Hinging actions.. the intentions of the hands

Typically the hinge action would refer to the action the hands take after impact… of course this to an extent is predetermined by the intent of direction (longitudinal or radial)… I use an angled hinge as a hitter… there is no feeling of a roll at all… the clubface is kept square to the shoulders after impact using the bigger muscles of the body and torso’s rotation.

At parallel 3 both hitters and swingers might look quite similar, but in the case of my release I would use a non automatic release, meaning the shaft is “fired” with a deliberate rotation of the right forearm into the impact area… it’s a lot like slamming a door shut, once it hits the frame it goes no further… I taught myself to do this using an impact bag.
The real key here is that once impact is reached, the hips then take over the firing, and the body picks up speed in an attempt to keep the clubshaft accelerating over to parallel 4. In a final attempt to continue this acceleration, the shaft is ripped upward from the flat plane into a high finish by the upper arms again pulling the club shaft from a hands or elbow plane, to a shoulder plane… this action feels as if you are still keeping pressure on the shaft.

There is no doubt that what one feels and what is actually happening
are often different.

If you are to have any chance of holding the flex all the way to the ball, you will have to feel as if you are reaching maximum velocity at the 4rth parallel.

Lag,

This is great. It conveys so much very clearly. Thanks.

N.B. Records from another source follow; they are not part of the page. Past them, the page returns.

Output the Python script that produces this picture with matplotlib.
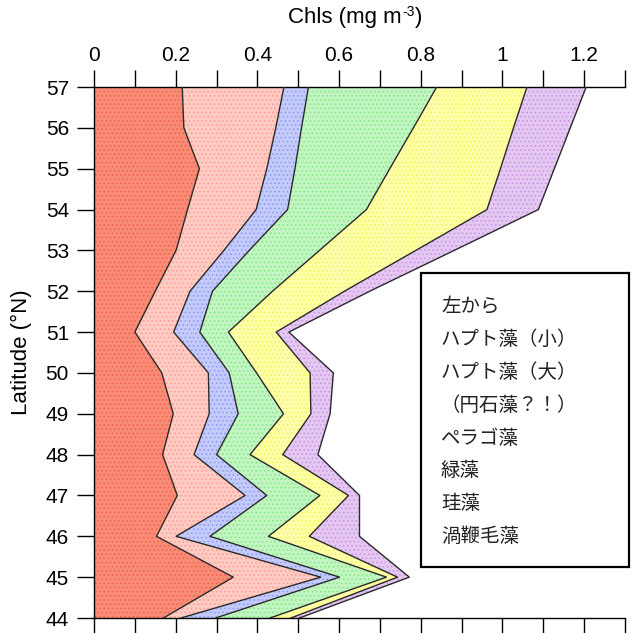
import numpy as np
import matplotlib
matplotlib.use("Agg")
import matplotlib.pyplot as plt
from matplotlib.patches import Rectangle
from matplotlib.transforms import offset_copy

# ---- data ----
latitude = [57, 56, 55, 54, 53, 52, 51, 50, 49, 48, 47, 46, 45, 44]
hapto_small = [0.216, 0.220, 0.258, 0.229, 0.201, 0.150, 0.100, 0.166, 0.194, 0.168, 0.204, 0.153, 0.341, 0.170]
hapto_large = [0.249, 0.225, 0.165, 0.168, 0.117, 0.085, 0.095, 0.114, 0.088, 0.077, 0.166, 0.048, 0.214, 0.043]
pelago = [0.060, 0.063, 0.069, 0.077, 0.062, 0.055, 0.064, 0.051, 0.071, 0.055, 0.053, 0.083, 0.046, 0.085]
green_algae = [0.314, 0.274, 0.232, 0.193, 0.172, 0.147, 0.070, 0.067, 0.111, 0.082, 0.130, 0.143, 0.115, 0.133]
diatoms = [0.221, 0.245, 0.271, 0.295, 0.236, 0.176, 0.117, 0.131, 0.067, 0.080, 0.070, 0.100, 0.027, 0.051]
dinoflag = [0.145, 0.139, 0.132, 0.126, 0.094, 0.062, 0.031, 0.057, 0.047, 0.086, 0.027, 0.123, 0.029, 0.021]

legend_lines = ["左から", "ハプト藻（小）", "ハプト藻（大）", "（円石藻？！）",
                "ペラゴ藻", "緑藻", "珪藻", "渦鞭毛藻"]
x_ticks = [0, 0.2, 0.4, 0.6, 0.8, 1.0, 1.2]
x_ticklabels = ["0", "0.2", "0.4", "0.6", "0.8", "1", "1.2"]
y_ticks = list(range(44, 58))

series = [hapto_small, hapto_large, pelago, green_algae, diatoms, dinoflag]
fills = ["#f98c77", "#ffcbc3", "#c4cbfb", "#c2f5c2", "#ffffaa", "#e4c8f2"]
dots = ["#f0604a", "#ff9a90", "#8a98f5", "#7ee87e", "#f2f25a", "#c890e6"]

plt.rcParams['font.family'] = ['Liberation Sans', 'DejaVu Sans']
plt.rcParams['hatch.linewidth'] = 0.6

fig = plt.figure(figsize=(6.34, 6.33), dpi=100)
ax = fig.add_axes([94/634, 1-618/633, (625-94)/634, (618-87)/633])

lat = np.array(latitude, dtype=float)
left = np.zeros(len(lat))
for vals, fc, dc in zip(series, fills, dots):
    right = left + np.array(vals)
    ax.fill_betweenx(lat, left, right, facecolor=fc, edgecolor=dc,
                     hatch='....', linewidth=0, zorder=1)
    ax.plot(right, lat, color='#2a2a2a', lw=1.0, zorder=3)
    left = right

ax.set_xlim(0, 1.3)
ax.set_ylim(44, 57)

ax.xaxis.set_ticks_position('top')
ax.set_xticks(x_ticks)
ax.set_xticklabels(x_ticklabels)
ax.set_xticks(np.arange(0, 1.31, 0.1), minor=True)
ax.set_yticks(y_ticks)
ax.tick_params(axis='x', which='both', direction='out', length=12, width=1,
               top=True, bottom=True, labeltop=True, labelbottom=False,
               labelsize=15, pad=4)
ax.tick_params(axis='y', which='both', direction='out', length=12, width=1,
               left=True, right=False, labelsize=15, pad=6)
for sp in ['top', 'bottom', 'left']:
    ax.spines[sp].set_linewidth(1.0)
ax.spines['right'].set_visible(False)

# x label "Chls (mg m-3)" with small superscript built from pieces
renderer = fig.canvas.get_renderer()
base_y = 1 - 18/633
t1 = fig.text(0, base_y, "Chls (mg m", ha='left', va='center', fontsize=16)
w1 = t1.get_window_extent(renderer).width
t2 = fig.text(0, base_y, "-3", ha='left', va='center', fontsize=10)
w2 = t2.get_window_extent(renderer).width
t3 = fig.text(0, base_y, ")", ha='left', va='center', fontsize=16)
w3 = t3.get_window_extent(renderer).width
total = w1 + w2 + 1 + w3
x0 = 355 - total / 2
t1.set_x(x0 / 634)
t2.set_x((x0 + w1 + 0.5) / 634)
t2.set_y(base_y + 6/633)
t3.set_x((x0 + w1 + w2 + 1) / 634)

fig.text(21/634, 1-352/633, "Latitude (°N)", ha='center', va='center',
         rotation=90, fontsize=16)

# legend-like text box
fig.patches.append(Rectangle((421/634, 1-567/633), (629-421)/634, (567-273)/633,
                             transform=fig.transFigure, facecolor='white',
                             edgecolor='black', lw=1.6, zorder=5))
y0, dy = 307, 32.8
for i, t in enumerate(legend_lines):
    fig.text(441/634, 1-(y0 + i*dy)/633, t, ha='left', va='center', fontsize=14,
             family=['Noto Sans CJK JP', 'DejaVu Sans'], color='#222222', zorder=6)

fig.savefig("out.png", dpi=100)
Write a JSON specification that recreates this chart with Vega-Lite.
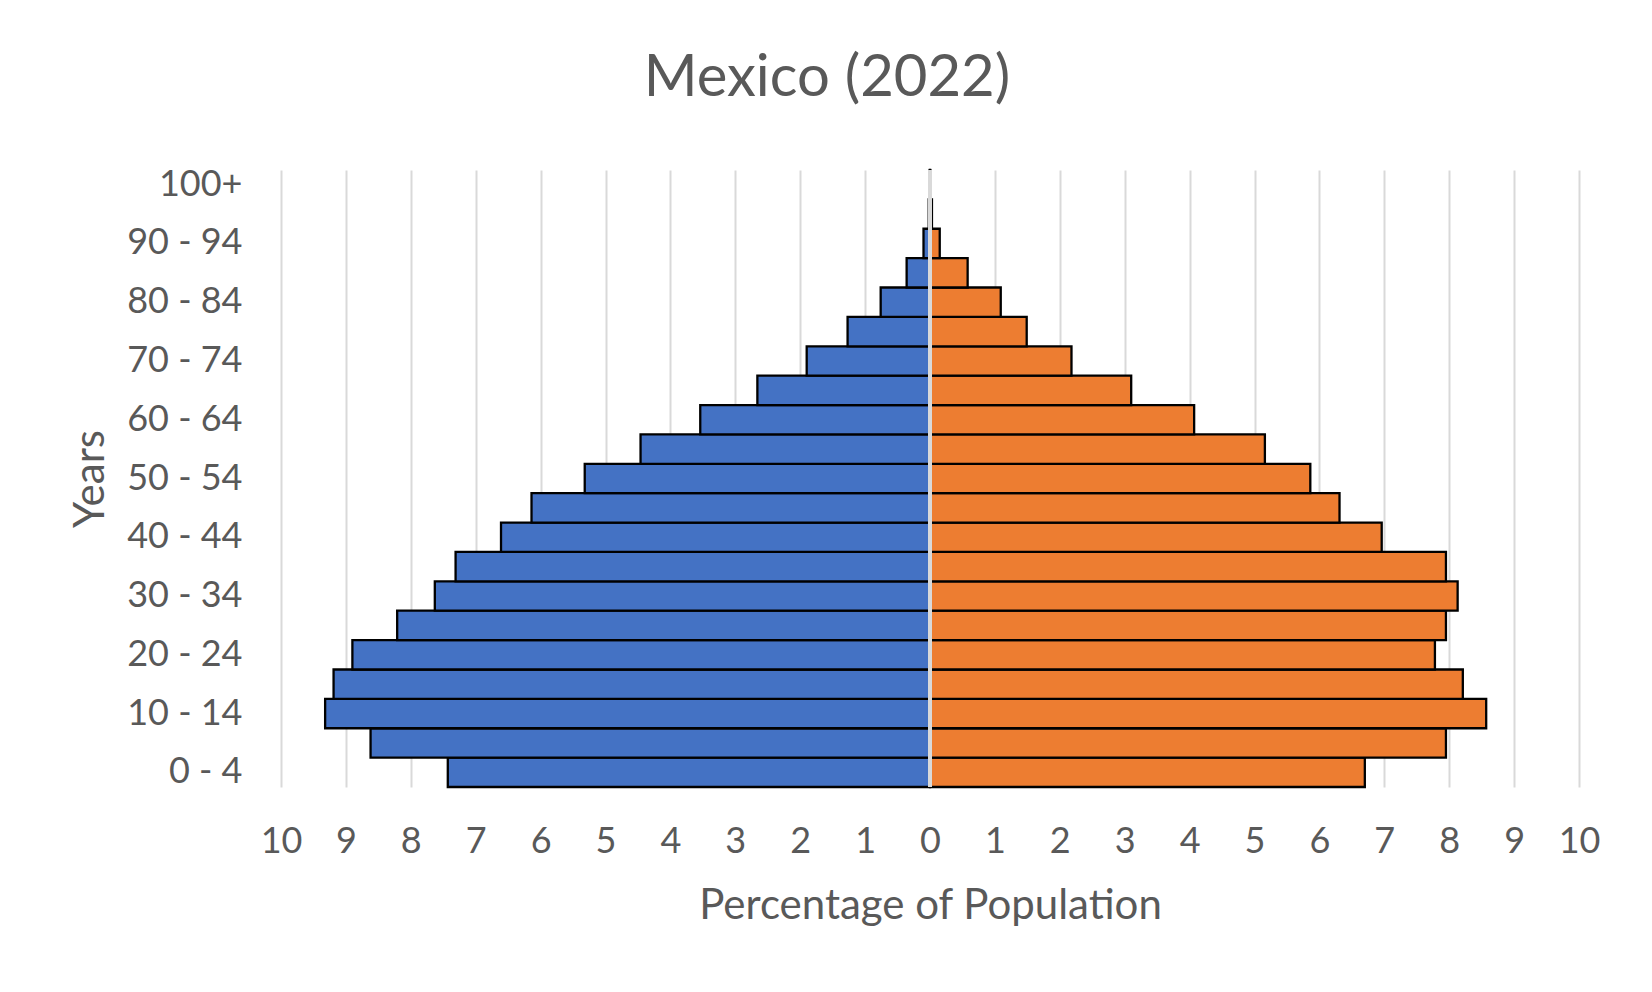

[vimeo]http://vimeo.com/14138695[/vimeo]

Johnny knows!

lag,

Experimenting a bit in the backyard with the thought of trying to feel having the shaft bent prior to and through impact it struck me that the shaft is not going around but more up in the follow through.

I subsequently found your post where you mentioned this feat and suggesting that it is a paradox as you obtain it by keeping (downward ?) pressure on the shaft.

It is indeed funny how often we are faced with paradoxes in a golf swing. For instance Percy Boomer wants you to strive for a down feeling in the back swing.

More he digs into golf more it becomes difficult for a teacher to convey what he wants you to do as it becomes a confusing web of paradoxes. :wink:

If we take the ball out of the equation… and simply look at the golf swing as a complete motion from start to finish… then we can talk about holding shaft flex into any part of the swing… even to P4 or beyond… it can be done… I can do it.

One can hold shaft flex fairly easily using a stiff wristed no wrist cock type of swing… but doing this we lose a tremendous amount of potential clubhead speed.

If you are delivering a lot of shaft angle into P3, then it is only the firing of the wrists and forearm rotation that would offer any hope of attaining a shaft flex hold to the swings lowpoint or beyond. This of course offers the best of both worlds…

Lag,

At impast I love the visual and mental imagery of “Slamming the Door”. It is this imagery that is helping me to keep as layed off and flat as possible.

Problem now being the clubhead outracing the hands and body…like there was no trim inside the doorframe to stop the door…

I have a hard time implementing mod3 here…any thoughts you have on this to help out?

72

If your intention is to hold shaft flex… and if you are hitting, it should be… then you have to work on picking up rotational torso speed post impact. It’s like a relay runner handing off a baton. Whatever speed you have developed early on… that is all fine as long as you have the guns later to advance those pressures properly. This is why I do twice as many module 3 reps as 1 and 2. Always have, always will. But of course, you have to be doing it right.

‘This is why I do twice as many module 3 reps as 1 and 2.’ Lag

Lag, you wrote somewhere here:

I believe module 3 is THE technique to learn to feel!

Redbud

The thing that helped me the most was learning to slow down from the top. If you fire like a “raped ape” from the top, you’ll have to move even quicker somehow to keep that acceleration. Be deliberate while drilling…start slow and accelerate through/past impact. Start as slow as you need to until you can feel that cadence. That was the hardest thing for me, but once you re-synch your brain to the new dance step, it becomes the new norm and consequently just as difficult to break the good habit you’ve ingrained.

Good luck.
Captain Chaos

Reading thru some of theseTGM concepts, the one that seems to stand out to me most is the angled hinge mechanism
To make it simple I am trying to play with angled hinge mechanism with left arm in control

The left arm certainly has a role to play… but as long as you have both hands on the golf club, then the right hand is going to play just as significant a role and has it’s protocols to follow as well. If you set up your gear and your golf swing correctly, an angled hinge will be the result … not something you are trying to do in and of itself.